The species was redescribed by Thomas Denk and Richard Dillhoff (2005) who listed Burnham's Republic "Chaetaptelea Leaf Morphotype A", "Chaetaptelea Leaf Morphotype B" and "Ulmus Leaf Morphotype A" as specimens of U. chuchuanus as well as Wolfe and Wehrs "Ulmus species" as belonging to the species. Denk and Dillhoff detailed the mosaic features of the leaves and associated fruits, noting the foliar features are most similar to Ulmus subgenus Ulmus, while the fruits show affinity to Ulmus subgenus Oreoptelea.

==Description==
The leaves range up to 190 mm in length and have a maximum width of 110 mm, though the average leaf size is between 50-90 mm by 30-50 mm. The 3-6 mm long petiole is bracketed by uneven lobes of the leaf base, with one lobe typically being larger than the other. The leaves are pinnately veined, averaging ten to sixteen secondary veins branching from the primary vein. In the larger leaves there are between five and thirteen secondaries, while in small leaves, the count ranges between fourteen and twenty-two.
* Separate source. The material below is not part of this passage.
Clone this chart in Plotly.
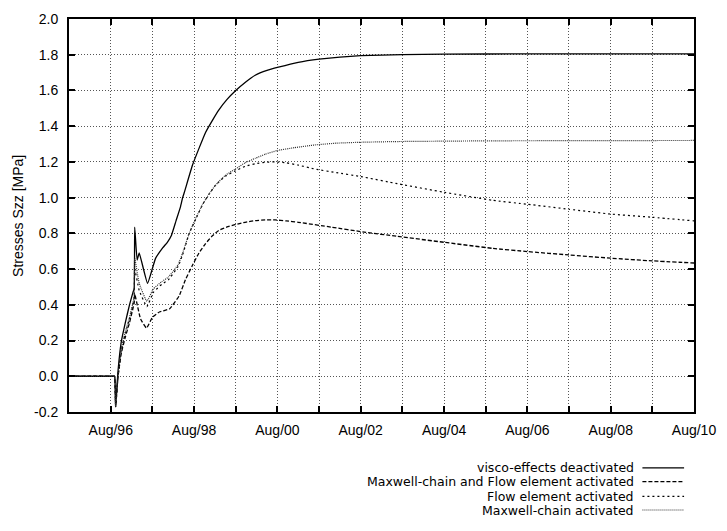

The secondaries branch from the primary at an increasing angle basally and each secondary has between one and four abmedial veins branching off the basal side. Both the secondary veins and their exterior forks terminate in teeth along the leaf margins. Tertiary veins run perpendicular between secondaries, with straight central sections which grade into sinuous sections close to the secondaries.

The leaves have compound teeth, each of the large teeth on having one to three smaller teeth located basally between it and the next large tooth. The primary teeth often have convex basal sides that lead up to and terminate at sharp tooth tips, though occasional teeth have straight or concave sides. The apical sides of the primary teeth are concave to "s" shaped with the overall orientation of the tooth pointing apically. The secondary veins which supply each tooth curve upwards into the tooth before terminating at the tooth apex. The secondary teeth are typically similar to the primary teeth, though with an orientation towards the leaf base. The sinus between each tooth set is supplied with a pair of tertiary veins that fork from two adjacent secondary or abmedial veins and converge in the sinus.